>> start

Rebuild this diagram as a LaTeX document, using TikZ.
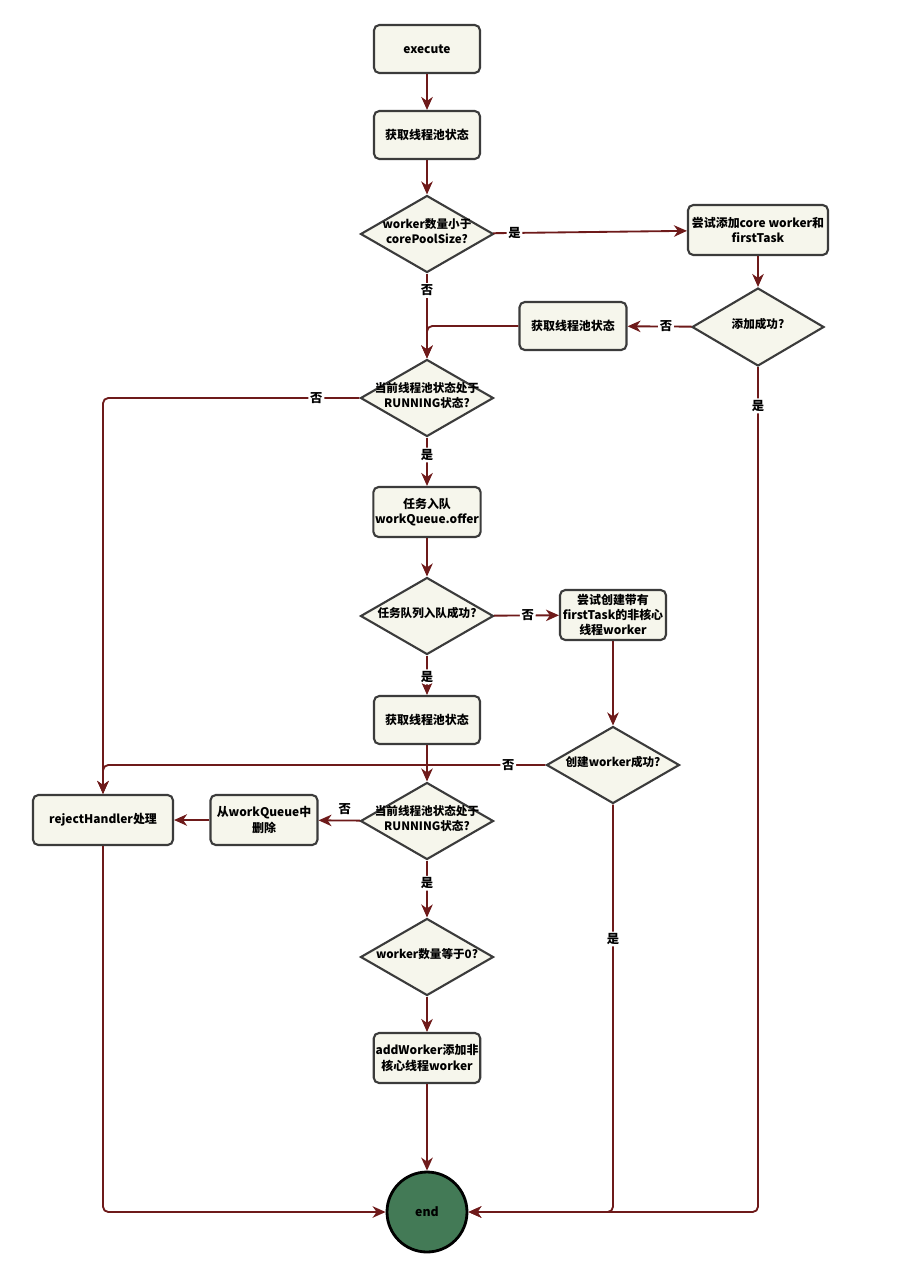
\documentclass[tikz,border=0pt]{standalone}
\usepackage{fontspec}
\setmainfont{Noto Sans CJK SC}
\usepackage{xcolor}
\usepackage{tikz}
\usetikzlibrary{arrows.meta,shapes.geometric}
\definecolor{flowRed}{HTML}{6E1A1A}
\definecolor{flowFill}{HTML}{F6F6EC}
\definecolor{flowLine}{HTML}{3B3B3B}
\definecolor{flowGreen}{HTML}{437A56}
\newcommand{\dtext}[1]{\raisebox{-2pt}{\smash{\makebox[0pt]{\begin{tabular}{@{}c@{}}#1\end{tabular}}}}}
\tikzset{
  stepbox/.style={draw=flowLine,fill=flowFill,rounded corners=3pt,
    line width=1.2pt,minimum height=0.96cm,minimum width=2.12cm,
    align=center,inner sep=1pt,font=\fontsize{6.8}{8.6}\selectfont\bfseries},
  choice/.style={diamond,draw=flowLine,fill=flowFill,line width=1.2pt,
    minimum width=2.66cm,minimum height=1.54cm,inner sep=0pt,
    font=\fontsize{6.6}{8.4}\selectfont\bfseries},
  endnode/.style={circle,draw=black,fill=flowGreen,line width=1.6pt,
    minimum size=1.6cm,font=\fontsize{7}{8.6}\selectfont\bfseries},
  arrow/.style={-{Stealth[length=2.6mm,width=2.3mm,inset=0.8mm]},line width=1.05pt,
    draw=flowRed,rounded corners=3pt},
  lbl/.style={fill=white,inner sep=1pt,font=\fontsize{7}{8}\selectfont\bfseries}
}
\begin{document}
\begin{tikzpicture}[x=0.02cm,y=-0.02cm]
  \useasboundingbox (0,0) rectangle (896,1278);

  % main column
  \node[stepbox] (execute) at (427,49) {execute};
  \node[stepbox] (state1) at (427,135) {获取线程池状态};
  \node[choice] (lesscore) at (427,234) {\dtext{worker数量小于\\corePoolSize?}};
  \node[stepbox, minimum width=2.8cm, minimum height=1cm] (addcore) at (758,230) {尝试添加core worker和\\firstTask};
  \node[choice, minimum width=2.64cm, minimum height=1.56cm] (addok) at (758,327) {\dtext{添加成功?}};
  \node[stepbox, minimum width=2.14cm] (state2) at (573,326) {获取线程池状态};
  \node[choice] (running1) at (427,398) {\dtext{当前线程池状态处于\\RUNNING状态?}};
  \node[stepbox, minimum height=1cm] (offer) at (427,512) {任务入队\\workQueue.offer};
  \node[choice] (offerok) at (427,616) {\dtext{任务队列入队成功?}};
  \node[stepbox, minimum height=1cm] (noncore) at (613,615) {尝试创建带有\\firstTask的非核心\\线程worker};
  \node[stepbox] (state3) at (427,720) {获取线程池状态};
  \node[choice] (createok) at (613,765) {\dtext{创建worker成功?}};
  \node[stepbox, minimum width=2.8cm, minimum height=1cm] (reject) at (103,820) {rejectHandler处理};
  \node[stepbox, minimum width=2.14cm, minimum height=1cm] (remove) at (264,820) {从workQueue中\\删除};
  \node[choice] (running2) at (427,821) {\dtext{当前线程池状态处于\\RUNNING状态?}};
  \node[choice] (zero) at (427,957) {\dtext{worker数量等于0?}};
  \node[stepbox, minimum height=1cm] (addworker) at (427,1058) {addWorker添加非\\核心线程worker};
  \node[endnode] (end) at (427,1212) {end};

  \draw[arrow] (execute) -- (state1);
  \draw[arrow] (state1) -- (lesscore);
  \draw[arrow] (lesscore) -- node[lbl,pos=0.11] {是} (addcore);
  \draw[arrow] (lesscore) -- node[lbl,pos=0.2] {否} (running1);
  \draw[arrow] (addcore) -- (addok);
  \draw[arrow] (addok) -- node[lbl,pos=0.4] {否} (state2);
  \draw[arrow] (state2.west) -| (running1.north);
  \draw[arrow] (addok.south) |- node[lbl,pos=0.023] {是} (end.east);
  \draw[arrow] (running1.west) -| node[lbl,pos=0.084] {否} (reject.north);
  \draw[arrow] (running1) -- node[lbl,pos=0.36] {是} (offer);
  \draw[arrow] (offer) -- (offerok);
  \draw[arrow] (offerok) -- node[lbl,pos=0.52] {否} (noncore);
  \draw[arrow] (offerok) -- node[lbl,pos=0.54] {是} (state3);
  \draw[arrow] (noncore) -- (createok);
  \draw[arrow] (createok.west) -| node[lbl,pos=0.042] {否} (reject.north);
  \draw[arrow] (createok.south) |- node[lbl,pos=0.165] {是} (end.east);
  \draw[arrow] (state3) -- (running2);
  \draw[arrow] (running2) -- node[lbl,pos=0.37,above=2pt,fill=none] {否} (remove);
  \draw[arrow] (remove) -- (reject);
  \draw[arrow] (running2) -- node[lbl,pos=0.4] {是} (zero);
  \draw[arrow] (zero) -- (addworker);
  \draw[arrow] (addworker) -- (end);
  \draw[arrow] (reject.south) |- (end.west);
\end{tikzpicture}
\end{document}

>> end

Copy out the listing exactly as it stands, but not the pictures.

Rebuild this diagram as a LaTeX document, using TikZ.
\documentclass[tikz,border=0pt]{standalone}
\usepackage{fontspec}
\setmainfont{Noto Sans CJK SC}
\usepackage{xcolor}
\usepackage{tikz}
\usetikzlibrary{arrows.meta,shapes.geometric}
\definecolor{flowRed}{HTML}{6E1A1A}
\definecolor{flowFill}{HTML}{F6F6EC}
\definecolor{flowLine}{HTML}{3B3B3B}
\definecolor{flowGreen}{HTML}{437A56}
\newcommand{\dtext}[1]{\raisebox{-2pt}{\smash{\makebox[0pt]{\begin{tabular}{@{}c@{}}#1\end{tabular}}}}}
\tikzset{
  stepbox/.style={draw=flowLine,fill=flowFill,rounded corners=3pt,
    line width=1.2pt,minimum height=0.96cm,minimum width=2.12cm,
    align=center,inner sep=1pt,font=\fontsize{6.8}{8.6}\selectfont\bfseries},
  choice/.style={diamond,draw=flowLine,fill=flowFill,line width=1.2pt,
    minimum width=2.66cm,minimum height=1.54cm,inner sep=0pt,
    font=\fontsize{6.6}{8.4}\selectfont\bfseries},
  endnode/.style={circle,draw=black,fill=flowGreen,line width=1.6pt,
    minimum size=1.6cm,font=\fontsize{7}{8.6}\selectfont\bfseries},
  arrow/.style={-{Stealth[length=2.6mm,width=2.3mm,inset=0.8mm]},line width=1.05pt,
    draw=flowRed,rounded corners=3pt},
  lbl/.style={fill=white,inner sep=1pt,font=\fontsize{7}{8}\selectfont\bfseries}
}
\begin{document}
\begin{tikzpicture}[x=0.02cm,y=-0.02cm]
  \useasboundingbox (0,0) rectangle (896,1278);

  % main column
  \node[stepbox] (execute) at (427,49) {execute};
  \node[stepbox] (state1) at (427,135) {获取线程池状态};
  \node[choice] (lesscore) at (427,234) {\dtext{worker数量小于\\corePoolSize?}};
  \node[stepbox, minimum width=2.8cm, minimum height=1cm] (addcore) at (758,230) {尝试添加core worker和\\firstTask};
  \node[choice, minimum width=2.64cm, minimum height=1.56cm] (addok) at (758,327) {\dtext{添加成功?}};
  \node[stepbox, minimum width=2.14cm] (state2) at (573,326) {获取线程池状态};
  \node[choice] (running1) at (427,398) {\dtext{当前线程池状态处于\\RUNNING状态?}};
  \node[stepbox, minimum height=1cm] (offer) at (427,512) {任务入队\\workQueue.offer};
  \node[choice] (offerok) at (427,616) {\dtext{任务队列入队成功?}};
  \node[stepbox, minimum height=1cm] (noncore) at (613,615) {尝试创建带有\\firstTask的非核心\\线程worker};
  \node[stepbox] (state3) at (427,720) {获取线程池状态};
  \node[choice] (createok) at (613,765) {\dtext{创建worker成功?}};
  \node[stepbox, minimum width=2.8cm, minimum height=1cm] (reject) at (103,820) {rejectHandler处理};
  \node[stepbox, minimum width=2.14cm, minimum height=1cm] (remove) at (264,820) {从workQueue中\\删除};
  \node[choice] (running2) at (427,821) {\dtext{当前线程池状态处于\\RUNNING状态?}};
  \node[choice] (zero) at (427,957) {\dtext{worker数量等于0?}};
  \node[stepbox, minimum height=1cm] (addworker) at (427,1058) {addWorker添加非\\核心线程worker};
  \node[endnode] (end) at (427,1212) {end};

  \draw[arrow] (execute) -- (state1);
  \draw[arrow] (state1) -- (lesscore);
  \draw[arrow] (lesscore) -- node[lbl,pos=0.11] {是} (addcore);
  \draw[arrow] (lesscore) -- node[lbl,pos=0.2] {否} (running1);
  \draw[arrow] (addcore) -- (addok);
  \draw[arrow] (addok) -- node[lbl,pos=0.4] {否} (state2);
  \draw[arrow] (state2.west) -| (running1.north);
  \draw[arrow] (addok.south) |- node[lbl,pos=0.023] {是} (end.east);
  \draw[arrow] (running1.west) -| node[lbl,pos=0.084] {否} (reject.north);
  \draw[arrow] (running1) -- node[lbl,pos=0.36] {是} (offer);
  \draw[arrow] (offer) -- (offerok);
  \draw[arrow] (offerok) -- node[lbl,pos=0.52] {否} (noncore);
  \draw[arrow] (offerok) -- node[lbl,pos=0.54] {是} (state3);
  \draw[arrow] (noncore) -- (createok);
  \draw[arrow] (createok.west) -| node[lbl,pos=0.042] {否} (reject.north);
  \draw[arrow] (createok.south) |- node[lbl,pos=0.165] {是} (end.east);
  \draw[arrow] (state3) -- (running2);
  \draw[arrow] (running2) -- node[lbl,pos=0.37,above=2pt,fill=none] {否} (remove);
  \draw[arrow] (remove) -- (reject);
  \draw[arrow] (running2) -- node[lbl,pos=0.4] {是} (zero);
  \draw[arrow] (zero) -- (addworker);
  \draw[arrow] (addworker) -- (end);
  \draw[arrow] (reject.south) |- (end.west);
\end{tikzpicture}
\end{document}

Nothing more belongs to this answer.